Estoy solo. Pienso en ti. Caen las ojas…
Unos versos realmente espléndidos.
—Coincido con usted, tiene poemas
bellísimos; un gran lírico.
—Sí, pero era un hombre raro,
poco tratable —comenta Borges—. Le voy a revelar uno de sus hábitos, un hábito
un poco escatológico. Resulta que todos los días, a las cinco de la tarde,
entraba a la librería Atlántida, de la calle Florida, pedía la llave del baño,
tomaba un voluminoso tomo de arte, y se encerraba por un largo tiempo. Cuando
algún empleado quería entrar al baño, lo encontraba ocupado, y si golpeaba la
puerta, se oía de adentro: Un momento, tenga paciencia, soy Pedro Miguel
Obligado”. ¿No le parece raro eso a usted?

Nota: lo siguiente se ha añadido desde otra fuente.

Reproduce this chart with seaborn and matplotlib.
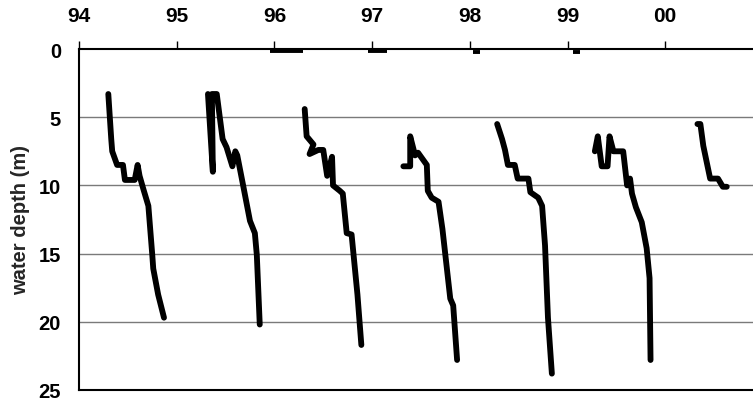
import matplotlib
matplotlib.use("Agg")
import matplotlib.pyplot as plt
import seaborn as sns
import pandas as pd

# Profiles (decimal year, water depth in m)
y94_x = [1994.30, 1994.33, 1994.34, 1994.39, 1994.45, 1994.47, 1994.57, 1994.60, 1994.62, 1994.66, 1994.71, 1994.75, 1994.76, 1994.81, 1994.87]
y94_d = [3.3, 6.6, 7.5, 8.5, 8.5, 9.6, 9.6, 8.5, 9.3, 10.3, 11.5, 15.1, 16.1, 18.0, 19.7]

y95_x = [1995.32, 1995.37, 1995.36, 1995.41, 1995.47, 1995.51, 1995.57, 1995.60, 1995.62, 1995.68, 1995.75, 1995.80, 1995.82, 1995.85]
y95_d = [3.3, 9.0, 3.3, 3.3, 6.6, 7.2, 8.6, 7.5, 7.8, 10.0, 12.6, 13.5, 15.1, 20.2]

y96_x = [1996.31, 1996.33, 1996.40, 1996.36, 1996.45, 1996.50, 1996.54, 1996.59, 1996.60, 1996.67, 1996.70, 1996.74, 1996.79, 1996.85, 1996.89]
y96_d = [4.4, 6.4, 7.0, 7.7, 7.4, 7.4, 9.3, 7.9, 10.0, 10.4, 10.6, 13.5, 13.6, 18.0, 21.7]

y97_x = [1997.32, 1997.39, 1997.39, 1997.44, 1997.47, 1997.56, 1997.57, 1997.61, 1997.68, 1997.72, 1997.80, 1997.83, 1997.87]
y97_d = [8.6, 8.6, 6.4, 7.8, 7.6, 8.5, 10.4, 10.9, 11.2, 13.2, 18.3, 18.8, 22.8]

y98_x = [1998.28, 1998.33, 1998.36, 1998.39, 1998.46, 1998.49, 1998.60, 1998.62, 1998.70, 1998.74, 1998.77, 1998.80, 1998.84]
y98_d = [5.5, 6.6, 7.4, 8.5, 8.5, 9.5, 9.5, 10.5, 10.9, 11.5, 14.4, 19.7, 23.8]

y99_x = [1999.28, 1999.31, 1999.35, 1999.41, 1999.43, 1999.47, 1999.57, 1999.61, 1999.64, 1999.66, 1999.70, 1999.76, 1999.81, 1999.84, 1999.85]
y99_d = [7.5, 6.4, 8.6, 8.6, 6.4, 7.5, 7.5, 10.0, 9.5, 10.6, 11.6, 12.7, 14.6, 16.8, 22.8]

y00_x = [2000.33, 2000.36, 2000.39, 2000.46, 2000.54, 2000.59, 2000.63]
y00_d = [5.5, 5.5, 7.1, 9.5, 9.5, 10.1, 10.1]

# Short thick marks at the surface
ice_start = [1995.955, 1996.96, 1998.03, 1999.06]
ice_end = [1996.29, 1997.15, 1998.10, 1999.13]
ice_depth = [0.15, 0.15, 0.25, 0.25]

tick_years = [1994, 1995, 1996, 1997, 1998, 1999, 2000]
tick_labels = ["94", "95", "96", "97", "98", "99", "00"]
depth_ticks = [0, 5, 10, 15, 20, 25]

profiles = [(y94_x, y94_d), (y95_x, y95_d), (y96_x, y96_d), (y97_x, y97_d),
            (y98_x, y98_d), (y99_x, y99_d), (y00_x, y00_d)]
rows = []
for i, (xs, ds) in enumerate(profiles):
    for j, (x, d) in enumerate(zip(xs, ds)):
        rows.append({"year": x, "depth": d, "profile": i, "order": j})
df = pd.DataFrame(rows)

sns.set_style("white")
plt.rcParams["font.family"] = ["Liberation Sans", "DejaVu Sans"]

fig = plt.figure(figsize=(7.53, 4.02), dpi=100)
ax = fig.add_axes([79 / 753, 1 - 391 / 402, 1 - 79 / 753, (391 - 50) / 402])

for d in [5, 10, 15, 20]:
    ax.axhline(d, color="#7a7a7a", lw=1.0, zorder=1)

sns.lineplot(data=df, x="year", y="depth", units="profile", estimator=None,
             sort=False, color="black", lw=4.2, ax=ax, legend=False, zorder=3)

for s, e, d in zip(ice_start, ice_end, ice_depth):
    ax.plot([s, e], [d, d], color="black", lw=2.8, solid_capstyle="butt", zorder=3)

ax.set_xlim(1994.0, 1994 + (753 - 79) / 97.7)
ax.set_ylim(25, 0)
ax.xaxis.tick_top()
ax.set_xticks(tick_years)
ax.set_xticklabels(tick_labels, fontsize=15, fontweight="bold")
ax.set_yticks(depth_ticks)
ax.set_yticklabels([str(t) for t in depth_ticks], fontsize=14.5, fontweight="bold")
ax.tick_params(axis="x", which="both", top=True, bottom=False, direction="out",
               length=6, width=1, pad=11, colors="black")
ax.tick_params(axis="y", direction="out", length=7, width=1, pad=6, colors="black")
ax.set_xlabel("")
ax.set_ylabel("water depth (m)", fontsize=14.5, fontweight="bold", labelpad=6)

for side in ["left", "top", "bottom"]:
    ax.spines[side].set_visible(True)
    ax.spines[side].set_color("black")
    ax.spines[side].set_linewidth(1.5)
ax.spines["right"].set_visible(False)

fig.savefig("out.png", dpi=100)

Al día siguiente, por la mañana
llamo a la habitación de Borges para
bajar a desayunar y no responde. Preocupado le pido a una empleada del hotel
que me abra la puerta. Compruebo entonces que Borges está en el baño. Golpeo y
desde adentro se oye su voz, intencionalmente grave: “Un momento, tenga
paciencia, soy Pedro Miguel Obligado”. Cuando sale, completa la broma diciendo:
“Bueno, Alifano, como puede imaginarse estaba ocupando el sitio de Pedro Miguel
Obligado”.
Sensatez trasandina
—Borges, esto sin duda habrá de
alegrarlo —dice asombrada una joven chilena—. En mi país a usted se lo estudia,
se lo lee y se lo reconoce más que en el suyo.
—Bueno, eso puede ser una prueba
de que aquí seguramente son más sensatos que en Chile —responde Borges.
Último comentario: el libro cierra con un texto sobre el sobreseimiento
a Alifano luego de que María Kodama lo acusó de “delitos contra la propiedad
intelectual” por El humor de Borges. La justicia argentina juzgó que Alifano no incurrió en ningún
delito pues “aportó su creatividad individual transcribiendo fragmentos de
conversaciones entre ambos, y que en ellas fue co-protagonista y determinador
de muchas respuestas a sus preguntas”.